I bought this house in 1982. From the moment I opened the front door, I knew it was mine. The modest size, the Cape Cod style, the East Forest Park neighborhood--all reminded me of the home where I grew up on Lancaster Street just a couple of miles away. Add to that, the fact that the house at the end of the street had once been my father’s boyhood home, and his grandfather’s farm had been just a ways up Allen Street. It seemed I was destined to call this place mine.

That’s not to say I loved everything about the house when I moved in. The garage was a problem. It was settling, and the door was rotted. Still I was happy to have a garage at all, never before having been able to shelter my car from New England winters. The kitchen was the worst problem. There were only four cabinets and very little counter space. The dropped ceiling hid water damage and dangerous wiring. Then there was the mural—a turquoise scene of peasants dancing around a pagoda. I’m sure previous owners thought it was beautiful, but it annoyed me every time I looked at it.

Little by little over the years, I fixed, repaired, revamped, and expanded.  Early on I had a new floor poured in the garage. That was after my father laid a new cinder block foundation, jacking up each wall of the garage as he did. My nephew Thomas re-tiled the bathroom and closed in the side porch. New wall-to-wall was installed, as well as new flooring in the kitchen.

In 2005, after living with this kitchen I really hated for 23 years and the inconvenience of one bathroom on the second floor, I took on a major renovation of the kitchen, as well as the addition of a family room and a downstairs bathroom. This meant the mural was finally gone!

With each new coat of paint, each redecoration, each new room, the house became more and more me. (Full of my stuff too!) Then one day as I was taking a break from cleaning, (I tend to break a lot when I clean) I started to think about the people who had lived here before. The house was built in 1938, and I knew at least three families had lived here. I had bought it from Mr. Christensen who had bought it from the Greenbaums who had bought it from the Jolys. Maybe there had been more.

Each owner likely thought of my house as their house, and someday, I suddenly realized, other people would come into my house and make it theirs. At first, this thought made me angry--as if some anonymous person would steal what was mine. But, of course, that was silly. When the next owner arrives, he/she will do so either because I have relinquished ownership of the house or my life.

Barring fire or other tragedy, this house will remain when I have moved on. Other people will paint the walls a different color, move in new furniture, and find aspects they dislike (But not the mural!). They will create their home in this space where I have created mine. I wish them and my house well.

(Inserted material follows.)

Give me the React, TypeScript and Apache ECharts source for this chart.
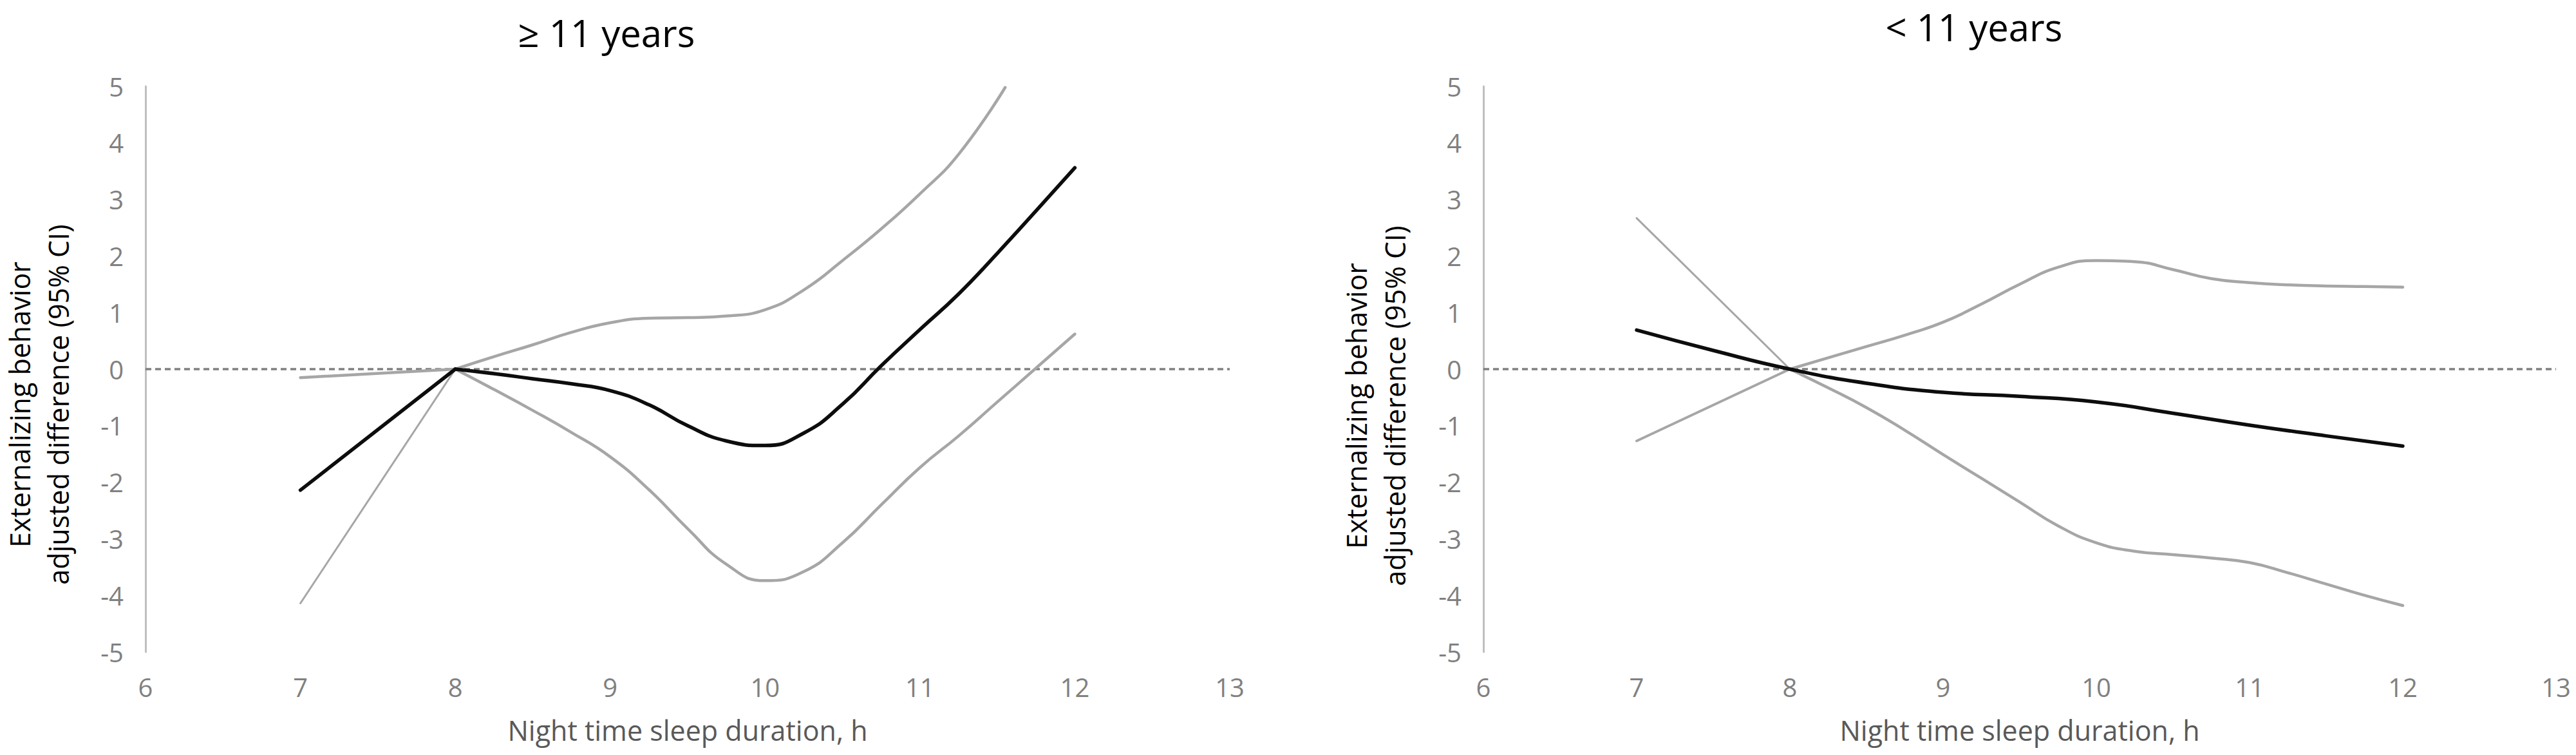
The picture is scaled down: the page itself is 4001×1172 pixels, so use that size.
import React, { useEffect, useRef } from "react";
import * as echarts from "echarts";

// ---------- text ----------
const panelTitles = ["≥ 11 years", "< 11 years"];
const xAxisName = "Night time sleep duration, h";
const yAxisName = "Externalizing behavior\nadjusted difference (95% CI)";

// ---------- axis ranges ----------
const xRange = [6, 13];
const yRange = [-5, 5];

// ---------- ≥ 11 years (left panel) ----------
const olderEstimateStraight = [[7, -2.14], [8, 0]];
const olderEstimateCurve = [
  [8, 0], [8.25, -0.08], [8.5, -0.17], [8.75, -0.26], [9, -0.38], [9.25, -0.63],
  [9.5, -1.0], [9.75, -1.27], [10, -1.35], [10.25, -1.13], [10.5, -0.62],
  [10.75, 0.06], [11, 0.7], [11.25, 1.33], [11.5, 2.05], [11.75, 2.8], [12, 3.56],
];
const olderUpperStraight = [[7, -0.15], [8, 0]];
const olderUpperCurve = [
  [8, 0], [8.25, 0.22], [8.5, 0.43], [8.75, 0.65], [9, 0.82], [9.25, 0.9],
  [9.5, 0.91], [9.75, 0.94], [10, 1.05], [10.25, 1.4], [10.5, 1.92],
  [10.75, 2.48], [11, 3.1], [11.25, 3.8], [11.55, 4.98],
];
const olderLowerStraight = [[7, -4.14], [8, 0]];
const olderLowerCurve = [
  [8, 0], [8.25, -0.36], [8.5, -0.73], [8.75, -1.12], [9, -1.55], [9.25, -2.13],
  [9.5, -2.82], [9.75, -3.45], [10, -3.74], [10.25, -3.58], [10.5, -3.07],
  [10.75, -2.4], [11, -1.74], [11.25, -1.18], [11.5, -0.58], [11.75, 0.02], [12, 0.62],
];

// ---------- < 11 years (right panel) ----------
const youngerEstimateCurve = [
  [7, 0.69], [7.5, 0.33], [8, 0], [8.5, -0.25], [9, -0.41], [9.5, -0.48],
  [10, -0.58], [10.5, -0.78], [11, -0.99], [11.5, -1.18], [12, -1.36],
];
const youngerUpperStraight = [[7, -1.27], [8, 0]];
const youngerUpperCurve = [
  [8, 0], [8.25, 0.2], [8.5, 0.4], [8.75, 0.6], [9, 0.83], [9.25, 1.15],
  [9.5, 1.5], [9.75, 1.8], [10, 1.92], [10.25, 1.9], [10.5, 1.76], [10.75, 1.6],
  [11, 1.53], [11.25, 1.49], [11.5, 1.47], [11.75, 1.46], [12, 1.45],
];
const youngerLowerStraight = [[7, 2.67], [8, 0]];
const youngerLowerCurve = [
  [8, 0], [8.25, -0.33], [8.5, -0.68], [8.75, -1.08], [9, -1.51], [9.25, -1.93],
  [9.5, -2.35], [9.75, -2.77], [10, -3.07], [10.25, -3.22], [10.5, -3.28],
  [10.75, -3.34], [11, -3.42], [11.25, -3.6], [11.5, -3.8], [11.75, -4.0], [12, -4.18],
];

const FONT = "'Open Sans', 'DejaVu Sans', sans-serif";
const GRAY = "#a6a6a6";
const BLACK = "#0d0d0d";

function line(idx: number, data: number[][], color: string, width: number, smooth: boolean | number, z: number, extra: any = {}) {
  return {
    type: "line",
    xAxisIndex: idx,
    yAxisIndex: idx,
    data,
    smooth,
    symbol: "none",
    silent: true,
    z,
    lineStyle: { color, width, cap: "round", join: "round" },
    ...extra,
  };
}

function zeroMark() {
  return {
    markLine: {
      silent: true,
      symbol: "none",
      label: { show: false },
      lineStyle: { color: "#808080", width: 3.5, type: [9, 6] },
      data: [{ yAxis: 0 }],
      z: 1,
    },
  };
}

export default function App() {
  const ref = useRef<HTMLDivElement>(null);

  useEffect(() => {
    if (!ref.current) return;
    const chart = echarts.init(ref.current, undefined, { renderer: "svg" });

    const grids = [
      { left: 226, top: 134, width: 1684, height: 878 },
      { left: 2304, top: 134, width: 1666, height: 878 },
    ];

    const xAxes = grids.map((_, i) => ({
      type: "value",
      gridIndex: i,
      min: xRange[0],
      max: xRange[1],
      interval: 1,
      name: xAxisName,
      nameLocation: "middle",
      nameGap: 100,
      nameTextStyle: { color: "#595959", fontSize: 43, fontFamily: FONT },
      axisLine: { show: false },
      axisTick: { show: false },
      splitLine: { show: false },
      axisLabel: { color: "#808080", fontSize: 40, fontFamily: FONT, margin: 34 },
    }));

    const yAxes = grids.map((_, i) => ({
      type: "value",
      gridIndex: i,
      min: yRange[0],
      max: yRange[1],
      interval: 1,
      axisLine: { show: true, onZero: false, lineStyle: { color: "#bfbfbf", width: 3 } },
      axisTick: { show: false },
      splitLine: { show: false },
      axisLabel: { color: "#808080", fontSize: 40, fontFamily: FONT, margin: 34 },
    }));

    const series: any[] = [];
    // left panel
    series.push(line(0, olderUpperStraight, GRAY, 4.5, false, 3, zeroMark()));
    series.push(line(0, olderUpperCurve, GRAY, 4.5, 0.5, 3));
    series.push(line(0, olderLowerStraight, GRAY, 3, false, 3));
    series.push(line(0, olderLowerCurve, GRAY, 4.5, 0.5, 3));
    series.push(line(0, olderEstimateStraight, BLACK, 5.5, false, 5));
    series.push(line(0, olderEstimateCurve, BLACK, 5.5, 0.5, 5));
    // right panel
    series.push(line(1, youngerUpperStraight, GRAY, 4, false, 3, zeroMark()));
    series.push(line(1, youngerUpperCurve, GRAY, 4.5, 0.5, 3));
    series.push(line(1, youngerLowerStraight, GRAY, 3, false, 3));
    series.push(line(1, youngerLowerCurve, GRAY, 4.5, 0.5, 3));
    series.push(line(1, youngerEstimateCurve, BLACK, 5.5, 0.5, 5));

    const titleCenters = [
      { x: 942, y: 50 },
      { x: 3066, y: 41 },
    ];
    const yNameCenters = [
      { x: 60, y: 628 },
      { x: 2136, y: 630 },
    ];

    const graphic: any[] = [];
    panelTitles.forEach((t, i) => {
      graphic.push({
        type: "text",
        x: titleCenters[i].x,
        y: titleCenters[i].y,
        silent: true,
        style: {
          text: t,
          fill: "#000000",
          fontSize: 58,
          fontFamily: FONT,
          align: "center",
          verticalAlign: "middle",
        },
      });
      graphic.push({
        type: "text",
        x: yNameCenters[i].x,
        y: yNameCenters[i].y,
        rotation: Math.PI / 2,
        silent: true,
        style: {
          text: yAxisName,
          fill: "#000000",
          fontSize: 43,
          lineHeight: 60,
          fontFamily: FONT,
          align: "center",
          verticalAlign: "middle",
        },
      });
    });

    chart.setOption({
      animation: false,
      backgroundColor: "#ffffff",
      grid: grids,
      xAxis: xAxes,
      yAxis: yAxes,
      series,
      graphic,
    });

    return () => chart.dispose();
  }, []);

  return (
    <div
      ref={ref}
      style={{ position: "absolute", left: 0, top: 0, width: 4001, height: 1172 }}
    />
  );
}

But I’m not planning on leaving quite yet. I still have to fix the doorknob to the porch, and repair the threshold at the front door, and the find out what’s causing the water spot on the ceiling of the family room and maybe paint the family room a different color, and...

Friday, December 16, 2016

Thanksgiving 1950 Photograph

George Emil and Carrie Julia Rose Schneeloch

I was five years old that Thanksgiving, but I remember Alvin taking this picture as well as one of my parents at the same spot in front of the living room window on Lancaster Street. This is how I remember my grandmother--the tightly curled hair, the rimless glasses, the half smile. I have more memories of my grandfather who came to live with us just a year later when my grandmother died. She was 68 years old in this photo. I am taken a bit aback when I realize she is three years younger here than I am now.

I remember her too at their home on Allen Street where on overnight visits she read to me on the porch, made vanilla pudding with orange slices, tucked me into my father's childhood bed at night.  I remember Mr. and Mrs. Prouty and their friends who came to play bridge. There were lots of card games on the heavy brown metal card table that now is folded next to the computer in my office.

I have many other pictures of her too. There is the one of the young mother in the white dress holding the baby that was my father. 

Even earlier there are pictures of her and her brother Frank dressed in their Sunday clothes posing for a photographer in West Springfield whose name remains on the photograph but whose address no longer exists.

I look into those young eyes and try to see what she saw all those years ago at the end of the 19th century. Could she see what amazing things would happen in her lifetime?

I try to see what she expected of her future. Did she imagine marrying on New Year’s Eve of the new century? I’m sure she never imagined that she would be a widow by the following spring.
Did she imagine meeting the gentle man that was my grandfather? The man who sits beside her in the Thanksgiving picture?

She had so much future that to me is invisible past, yet I keep looking in her eyes in hopes of finding it.